====== DATA PROVIDED ======

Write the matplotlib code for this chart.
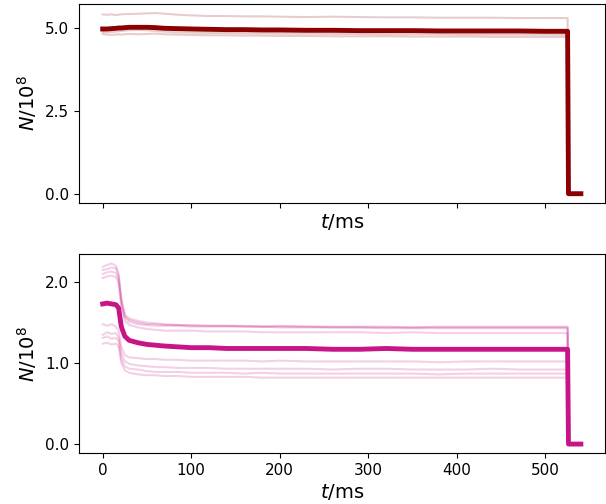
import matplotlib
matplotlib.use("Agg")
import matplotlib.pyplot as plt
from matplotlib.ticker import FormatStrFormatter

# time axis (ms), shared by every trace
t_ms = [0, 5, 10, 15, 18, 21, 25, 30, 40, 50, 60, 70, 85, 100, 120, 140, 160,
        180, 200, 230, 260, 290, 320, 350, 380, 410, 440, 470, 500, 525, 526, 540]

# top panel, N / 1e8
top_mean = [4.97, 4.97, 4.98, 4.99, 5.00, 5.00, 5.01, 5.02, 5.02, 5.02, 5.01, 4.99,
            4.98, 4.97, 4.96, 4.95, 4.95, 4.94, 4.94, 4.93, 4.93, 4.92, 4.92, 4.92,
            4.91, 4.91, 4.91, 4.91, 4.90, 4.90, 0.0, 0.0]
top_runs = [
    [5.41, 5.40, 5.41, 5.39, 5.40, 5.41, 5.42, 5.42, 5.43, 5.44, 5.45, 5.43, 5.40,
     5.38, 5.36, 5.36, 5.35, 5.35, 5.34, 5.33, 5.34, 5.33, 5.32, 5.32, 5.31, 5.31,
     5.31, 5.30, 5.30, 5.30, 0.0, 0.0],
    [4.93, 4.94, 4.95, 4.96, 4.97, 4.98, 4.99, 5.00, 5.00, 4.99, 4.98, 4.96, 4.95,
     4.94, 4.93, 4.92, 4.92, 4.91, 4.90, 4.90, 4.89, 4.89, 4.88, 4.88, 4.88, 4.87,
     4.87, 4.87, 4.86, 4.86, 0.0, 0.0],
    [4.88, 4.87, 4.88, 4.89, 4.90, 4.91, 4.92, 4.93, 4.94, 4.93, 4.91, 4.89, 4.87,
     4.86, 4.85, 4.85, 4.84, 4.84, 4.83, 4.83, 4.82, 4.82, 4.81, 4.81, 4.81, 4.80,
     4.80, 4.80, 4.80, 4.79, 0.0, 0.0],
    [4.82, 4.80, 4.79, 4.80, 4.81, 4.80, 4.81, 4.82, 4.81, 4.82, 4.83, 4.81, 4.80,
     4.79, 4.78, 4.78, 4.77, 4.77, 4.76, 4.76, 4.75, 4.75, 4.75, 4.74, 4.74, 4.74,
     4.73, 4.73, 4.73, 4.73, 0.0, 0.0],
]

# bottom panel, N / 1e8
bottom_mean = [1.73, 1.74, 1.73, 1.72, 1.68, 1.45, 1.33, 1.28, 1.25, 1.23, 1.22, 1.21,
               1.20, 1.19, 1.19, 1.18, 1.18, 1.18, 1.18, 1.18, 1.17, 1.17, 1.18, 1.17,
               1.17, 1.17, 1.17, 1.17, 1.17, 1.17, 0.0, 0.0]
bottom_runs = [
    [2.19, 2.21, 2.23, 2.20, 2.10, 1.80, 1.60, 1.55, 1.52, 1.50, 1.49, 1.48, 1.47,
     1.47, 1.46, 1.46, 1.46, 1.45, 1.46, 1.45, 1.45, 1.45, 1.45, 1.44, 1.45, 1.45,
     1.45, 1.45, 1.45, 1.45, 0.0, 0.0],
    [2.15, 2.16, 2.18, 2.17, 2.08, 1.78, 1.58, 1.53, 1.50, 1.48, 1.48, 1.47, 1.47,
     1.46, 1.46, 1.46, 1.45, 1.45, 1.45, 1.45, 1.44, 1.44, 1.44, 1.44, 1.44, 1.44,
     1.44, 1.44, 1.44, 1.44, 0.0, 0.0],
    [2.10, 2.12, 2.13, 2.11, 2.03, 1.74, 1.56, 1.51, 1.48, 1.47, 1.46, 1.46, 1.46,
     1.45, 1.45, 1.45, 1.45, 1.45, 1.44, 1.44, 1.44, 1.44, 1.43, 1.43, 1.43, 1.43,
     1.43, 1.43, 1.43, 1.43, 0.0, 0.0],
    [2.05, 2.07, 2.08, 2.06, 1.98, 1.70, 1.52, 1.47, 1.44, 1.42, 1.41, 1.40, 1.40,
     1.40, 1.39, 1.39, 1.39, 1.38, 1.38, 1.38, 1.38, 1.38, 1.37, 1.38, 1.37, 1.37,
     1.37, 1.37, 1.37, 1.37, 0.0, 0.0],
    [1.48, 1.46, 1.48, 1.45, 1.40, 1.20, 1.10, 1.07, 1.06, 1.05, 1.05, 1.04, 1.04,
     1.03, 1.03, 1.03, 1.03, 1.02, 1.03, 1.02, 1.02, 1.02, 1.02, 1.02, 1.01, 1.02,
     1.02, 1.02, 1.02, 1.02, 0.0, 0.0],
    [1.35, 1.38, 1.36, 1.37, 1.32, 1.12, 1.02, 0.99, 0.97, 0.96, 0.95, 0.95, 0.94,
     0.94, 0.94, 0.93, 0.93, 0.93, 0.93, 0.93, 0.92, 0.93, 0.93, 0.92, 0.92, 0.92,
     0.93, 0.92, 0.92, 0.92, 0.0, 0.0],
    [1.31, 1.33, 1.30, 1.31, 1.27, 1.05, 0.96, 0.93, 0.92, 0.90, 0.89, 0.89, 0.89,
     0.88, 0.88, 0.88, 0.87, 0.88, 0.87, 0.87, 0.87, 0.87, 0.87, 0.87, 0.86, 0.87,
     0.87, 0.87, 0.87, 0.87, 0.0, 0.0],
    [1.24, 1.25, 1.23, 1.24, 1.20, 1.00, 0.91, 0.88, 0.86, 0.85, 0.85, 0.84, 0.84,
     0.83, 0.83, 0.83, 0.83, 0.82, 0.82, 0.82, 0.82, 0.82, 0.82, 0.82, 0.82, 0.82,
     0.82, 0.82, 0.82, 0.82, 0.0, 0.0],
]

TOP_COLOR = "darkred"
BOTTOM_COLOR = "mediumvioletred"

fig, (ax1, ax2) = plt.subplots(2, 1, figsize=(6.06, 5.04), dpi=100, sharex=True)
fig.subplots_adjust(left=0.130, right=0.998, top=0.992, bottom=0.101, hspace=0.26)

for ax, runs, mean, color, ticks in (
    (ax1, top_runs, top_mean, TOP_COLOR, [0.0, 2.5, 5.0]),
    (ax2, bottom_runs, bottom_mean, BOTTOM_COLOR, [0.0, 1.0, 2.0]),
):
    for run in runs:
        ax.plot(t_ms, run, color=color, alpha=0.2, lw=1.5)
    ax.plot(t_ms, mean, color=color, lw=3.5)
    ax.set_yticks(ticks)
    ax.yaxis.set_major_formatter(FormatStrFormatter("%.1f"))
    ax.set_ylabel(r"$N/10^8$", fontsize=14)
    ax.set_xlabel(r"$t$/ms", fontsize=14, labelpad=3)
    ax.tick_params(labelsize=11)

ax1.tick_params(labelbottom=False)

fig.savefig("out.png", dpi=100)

======

* _WORK TO COMPLETE_
All the lines above are to be reproduced exactly, except the pictures.

* _PROBLEM SOLUTION_
Write the matplotlib code for this chart.
import matplotlib
matplotlib.use("Agg")
import matplotlib.pyplot as plt
from matplotlib.ticker import FormatStrFormatter

# time axis (ms), shared by every trace
t_ms = [0, 5, 10, 15, 18, 21, 25, 30, 40, 50, 60, 70, 85, 100, 120, 140, 160,
        180, 200, 230, 260, 290, 320, 350, 380, 410, 440, 470, 500, 525, 526, 540]

# top panel, N / 1e8
top_mean = [4.97, 4.97, 4.98, 4.99, 5.00, 5.00, 5.01, 5.02, 5.02, 5.02, 5.01, 4.99,
            4.98, 4.97, 4.96, 4.95, 4.95, 4.94, 4.94, 4.93, 4.93, 4.92, 4.92, 4.92,
            4.91, 4.91, 4.91, 4.91, 4.90, 4.90, 0.0, 0.0]
top_runs = [
    [5.41, 5.40, 5.41, 5.39, 5.40, 5.41, 5.42, 5.42, 5.43, 5.44, 5.45, 5.43, 5.40,
     5.38, 5.36, 5.36, 5.35, 5.35, 5.34, 5.33, 5.34, 5.33, 5.32, 5.32, 5.31, 5.31,
     5.31, 5.30, 5.30, 5.30, 0.0, 0.0],
    [4.93, 4.94, 4.95, 4.96, 4.97, 4.98, 4.99, 5.00, 5.00, 4.99, 4.98, 4.96, 4.95,
     4.94, 4.93, 4.92, 4.92, 4.91, 4.90, 4.90, 4.89, 4.89, 4.88, 4.88, 4.88, 4.87,
     4.87, 4.87, 4.86, 4.86, 0.0, 0.0],
    [4.88, 4.87, 4.88, 4.89, 4.90, 4.91, 4.92, 4.93, 4.94, 4.93, 4.91, 4.89, 4.87,
     4.86, 4.85, 4.85, 4.84, 4.84, 4.83, 4.83, 4.82, 4.82, 4.81, 4.81, 4.81, 4.80,
     4.80, 4.80, 4.80, 4.79, 0.0, 0.0],
    [4.82, 4.80, 4.79, 4.80, 4.81, 4.80, 4.81, 4.82, 4.81, 4.82, 4.83, 4.81, 4.80,
     4.79, 4.78, 4.78, 4.77, 4.77, 4.76, 4.76, 4.75, 4.75, 4.75, 4.74, 4.74, 4.74,
     4.73, 4.73, 4.73, 4.73, 0.0, 0.0],
]

# bottom panel, N / 1e8
bottom_mean = [1.73, 1.74, 1.73, 1.72, 1.68, 1.45, 1.33, 1.28, 1.25, 1.23, 1.22, 1.21,
               1.20, 1.19, 1.19, 1.18, 1.18, 1.18, 1.18, 1.18, 1.17, 1.17, 1.18, 1.17,
               1.17, 1.17, 1.17, 1.17, 1.17, 1.17, 0.0, 0.0]
bottom_runs = [
    [2.19, 2.21, 2.23, 2.20, 2.10, 1.80, 1.60, 1.55, 1.52, 1.50, 1.49, 1.48, 1.47,
     1.47, 1.46, 1.46, 1.46, 1.45, 1.46, 1.45, 1.45, 1.45, 1.45, 1.44, 1.45, 1.45,
     1.45, 1.45, 1.45, 1.45, 0.0, 0.0],
    [2.15, 2.16, 2.18, 2.17, 2.08, 1.78, 1.58, 1.53, 1.50, 1.48, 1.48, 1.47, 1.47,
     1.46, 1.46, 1.46, 1.45, 1.45, 1.45, 1.45, 1.44, 1.44, 1.44, 1.44, 1.44, 1.44,
     1.44, 1.44, 1.44, 1.44, 0.0, 0.0],
    [2.10, 2.12, 2.13, 2.11, 2.03, 1.74, 1.56, 1.51, 1.48, 1.47, 1.46, 1.46, 1.46,
     1.45, 1.45, 1.45, 1.45, 1.45, 1.44, 1.44, 1.44, 1.44, 1.43, 1.43, 1.43, 1.43,
     1.43, 1.43, 1.43, 1.43, 0.0, 0.0],
    [2.05, 2.07, 2.08, 2.06, 1.98, 1.70, 1.52, 1.47, 1.44, 1.42, 1.41, 1.40, 1.40,
     1.40, 1.39, 1.39, 1.39, 1.38, 1.38, 1.38, 1.38, 1.38, 1.37, 1.38, 1.37, 1.37,
     1.37, 1.37, 1.37, 1.37, 0.0, 0.0],
    [1.48, 1.46, 1.48, 1.45, 1.40, 1.20, 1.10, 1.07, 1.06, 1.05, 1.05, 1.04, 1.04,
     1.03, 1.03, 1.03, 1.03, 1.02, 1.03, 1.02, 1.02, 1.02, 1.02, 1.02, 1.01, 1.02,
     1.02, 1.02, 1.02, 1.02, 0.0, 0.0],
    [1.35, 1.38, 1.36, 1.37, 1.32, 1.12, 1.02, 0.99, 0.97, 0.96, 0.95, 0.95, 0.94,
     0.94, 0.94, 0.93, 0.93, 0.93, 0.93, 0.93, 0.92, 0.93, 0.93, 0.92, 0.92, 0.92,
     0.93, 0.92, 0.92, 0.92, 0.0, 0.0],
    [1.31, 1.33, 1.30, 1.31, 1.27, 1.05, 0.96, 0.93, 0.92, 0.90, 0.89, 0.89, 0.89,
     0.88, 0.88, 0.88, 0.87, 0.88, 0.87, 0.87, 0.87, 0.87, 0.87, 0.87, 0.86, 0.87,
     0.87, 0.87, 0.87, 0.87, 0.0, 0.0],
    [1.24, 1.25, 1.23, 1.24, 1.20, 1.00, 0.91, 0.88, 0.86, 0.85, 0.85, 0.84, 0.84,
     0.83, 0.83, 0.83, 0.83, 0.82, 0.82, 0.82, 0.82, 0.82, 0.82, 0.82, 0.82, 0.82,
     0.82, 0.82, 0.82, 0.82, 0.0, 0.0],
]

TOP_COLOR = "darkred"
BOTTOM_COLOR = "mediumvioletred"

fig, (ax1, ax2) = plt.subplots(2, 1, figsize=(6.06, 5.04), dpi=100, sharex=True)
fig.subplots_adjust(left=0.130, right=0.998, top=0.992, bottom=0.101, hspace=0.26)

for ax, runs, mean, color, ticks in (
    (ax1, top_runs, top_mean, TOP_COLOR, [0.0, 2.5, 5.0]),
    (ax2, bottom_runs, bottom_mean, BOTTOM_COLOR, [0.0, 1.0, 2.0]),
):
    for run in runs:
        ax.plot(t_ms, run, color=color, alpha=0.2, lw=1.5)
    ax.plot(t_ms, mean, color=color, lw=3.5)
    ax.set_yticks(ticks)
    ax.yaxis.set_major_formatter(FormatStrFormatter("%.1f"))
    ax.set_ylabel(r"$N/10^8$", fontsize=14)
    ax.set_xlabel(r"$t$/ms", fontsize=14, labelpad=3)
    ax.tick_params(labelsize=11)

ax1.tick_params(labelbottom=False)

fig.savefig("out.png", dpi=100)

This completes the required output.